Presentation Open Access
Bittremieux, Wout; Müller, Emmanuel; Valkenborg, Dirk; Martens, Lennart; Goethals, Bart; Laukens, Kris
Pattern mining of mass spectrometry quality control data
Mass spectrometry is widely used to identify proteins based on the mass distribution of their peptides. Unfortunately, because of its inherent complexity, the results of a mass spectrometry experiment can be subject to a large variability. As a means of quality control, recently several qualitative metrics have been defined . Prior research either evaluated these quality control metrics individually through traditional statistical means , or globally, using a multivariate statistics approach . Unfortunately, looking at specific metrics individually is insufficient because the different stages of a mass spectrometry experiment do not function in isolation, instead they can have an effect on each other. Therefore, a multivariate approach tries to overcome this defect by evaluating all metrics simultaneously. However, this global analysis might obfuscate potentially interesting observations that are only expressed by a subset of metrics. As a result, specialized pattern mining techniques that take this duality into account can provide additional insights when analyzing quality control data.
Both traditional univariate statistics and multivariate statistics are insufficient to capture all interesting patterns in very high-dimensional data.

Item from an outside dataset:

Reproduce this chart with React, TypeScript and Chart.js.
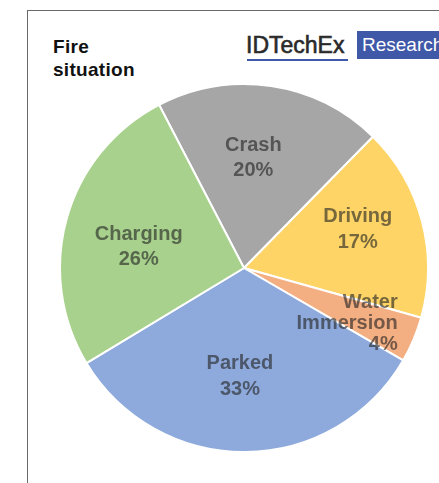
import React, { useEffect, useRef } from "react";
import { Chart, registerables } from "chart.js";

Chart.register(...registerables);

const categories = ["Crash", "Driving", "Water Immersion", "Parked", "Charging"];
const shares = [20, 17, 4, 33, 26];
const labelLines = [
  ["Crash", "20%"],
  ["Driving", "17%"],
  ["Water", "Immersion", "4%"],
  ["Parked", "33%"],
  ["Charging", "26%"],
];
const sliceColors = ["#a6a6a6", "#fdd465", "#f3ae82", "#8eaadc", "#a8d18d"];

// label placement style: radial factor, pixel nudge, alignment, line height
const labelStyle = [
  { r: 0.6, dx: -7, dy: -1, align: "center", lh: 25 },
  { r: 0.6, dx: 7, dy: -10, align: "center", lh: 26 },
  { r: 0.6, dx: 52, dy: 13, align: "right", lh: 21 },
  { r: 0.6, dx: -5, dy: -2, align: "center", lh: 26 },
  { r: 0.6, dx: 1, dy: 9, align: "center", lh: 25 },
];

const labelPlugin = {
  id: "sliceLabels",
  afterDatasetsDraw(chart: any) {
    const ctx = chart.ctx;
    const meta = chart.getDatasetMeta(0);
    ctx.save();
    ctx.font = "bold 20px 'Liberation Sans', Arial, sans-serif";
    ctx.fillStyle = "rgba(35,35,35,0.62)";
    ctx.textBaseline = "middle";
    meta.data.forEach((arc: any, i: number) => {
      const { x, y, startAngle, endAngle, outerRadius } = arc.getProps(
        ["x", "y", "startAngle", "endAngle", "outerRadius"],
        true
      );
      const mid = (startAngle + endAngle) / 2;
      const st = labelStyle[i];
      const cx = x + Math.cos(mid) * outerRadius * st.r + st.dx;
      const cy = y + Math.sin(mid) * outerRadius * st.r + st.dy;
      const lines = labelLines[i];
      ctx.textAlign = st.align;
      const top = cy - ((lines.length - 1) * st.lh) / 2;
      lines.forEach((t, k) => ctx.fillText(t, cx, top + k * st.lh));
    });
    ctx.restore();
  },
};

export default function App() {
  const ref = useRef<HTMLCanvasElement>(null);
  useEffect(() => {
    if (!ref.current) return;
    const chart = new Chart(ref.current, {
      type: "pie",
      data: {
        labels: categories,
        datasets: [
          {
            data: shares,
            backgroundColor: sliceColors,
            borderColor: "#ffffff",
            borderWidth: 2,
          },
        ],
      },
      options: {
        animation: false,
        responsive: false,
        rotation: -27.5,
        layout: { padding: 0 },
        plugins: {
          legend: { display: false },
          tooltip: { enabled: false },
          title: { display: false },
        },
      },
      plugins: [labelPlugin],
    });
    return () => chart.destroy();
  }, []);

  return (
    <div
      style={{
        position: "absolute",
        left: 0,
        top: 0,
        width: 439,
        height: 483,
        overflow: "hidden",
        background: "#fff",
        fontFamily: "'Liberation Sans', Arial, sans-serif",
      }}
    >
      <div
        style={{
          position: "absolute",
          left: 27,
          top: 10,
          width: 500,
          height: 600,
          borderTop: "1px solid #6a6a6a",
          borderLeft: "1px solid #6a6a6a",
        }}
      />
      <div
        style={{
          position: "absolute",
          left: 53,
          top: 35,
          fontSize: 19,
          lineHeight: "23px",
          fontWeight: "bold",
          color: "#111",
          letterSpacing: 0.3,
        }}
      >
        Fire
        <br />
        situation
      </div>
      <div
        style={{
          position: "absolute",
          left: 246,
          top: 34,
          fontSize: 23,
          lineHeight: "23px",
          color: "#2a2a2a",
          WebkitTextStroke: "0.6px #2a2a2a",
          whiteSpace: "nowrap",
        }}
      >
        IDTechEx
      </div>
      <div
        style={{
          position: "absolute",
          left: 247,
          top: 59,
          width: 101,
          height: 2,
          background: "#3d58a8",
        }}
      />
      <div
        style={{
          position: "absolute",
          left: 357,
          top: 31,
          width: 100,
          height: 28,
          background: "#3f58a8",
          color: "#fff",
          fontSize: 19,
          lineHeight: "28px",
          paddingLeft: 5,
          boxSizing: "border-box",
          whiteSpace: "nowrap",
        }}
      >
        Research
      </div>
      <canvas
        ref={ref}
        width={370}
        height={370}
        style={{ position: "absolute", left: 59, top: 83, width: 370, height: 370 }}
      />
    </div>
  );
}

Specifically, because mass spectrometry is a complicated process, a single quality metric will be insufficient to detect problems in a timely manner. On the other hand, the different parts of a mass spectrometry experiment can be considered to be produced by a different generating mechanism, which means that specific sets of metrics can exhibit dissimilar behavior.
On the other hand, subspace mining algorithms  try to find a suitable subset of the original feature space in which (dis)similar items can be found. Unfortunately, current subspace mining algorithms originating from the theoretical data mining field are often not applicable on real-world data. For example, the mass spectrometry quality control data is characterized by a high dimensionality. Due to the curse of dimensionality, most existing algorithms either fail or have an excessive run time, or result into a degenerate subspace cluster detection. Therefore, practical and sound algorithms are mandatory, which is why we have developed a novel subspace clustering algorithm that takes these considerations into account. Using this subspace clustering algorithm we can detect prevalent subspace clusters indicating normal mass spectrometer behavior, as well as subspace outliers indicating unexpected or faulty behavior.
The awareness has risen that suitable quality control information is mandatory to assess the validity of a mass spectrometry experiment. Recently there have been efforts to standardize this quality control information, which will facilitate its dissemination along with experimental data . This will result in a large amount of as of yet untapped information, which can be leveraged by making use of specific data mining techniques in order to harness the full power of this new information.
We have developed a novel and practical subspace clustering algorithm which takes into account the high dimensionality of the data. Current results yield a wide range of quality control parameters indicating correct or faulty behavior. These patterns could subsequently be used to optimized mass spectrometry instrument settings.
1) Rudnick, P. A. et al. Performance metrics for liquid chromatography-tandem mass spectrometry systems in proteomics analyses. Molecular & Cellular Proteomics 9, 225–241 (2010).
2) Wang, X. et al. QC metrics from CPTAC raw LC-MS/MS data interpreted through multivariate statistics. Analytical Chemistry 86, 2497–2509 (2014).
3) Müller, E., Günnemann, S., Assent, I. & Seidl, T. Evaluating clustering in subspace projections of high dimensional data. Proceedings of the VLDB Endowment 2, 1270–1281 (2009).
4) Walzer, M. et al. qcML: An exchange format for quality control metrics from mass spectrometry experiments. Molecular & Cellular Proteomics 13, 1905–1913 (2014).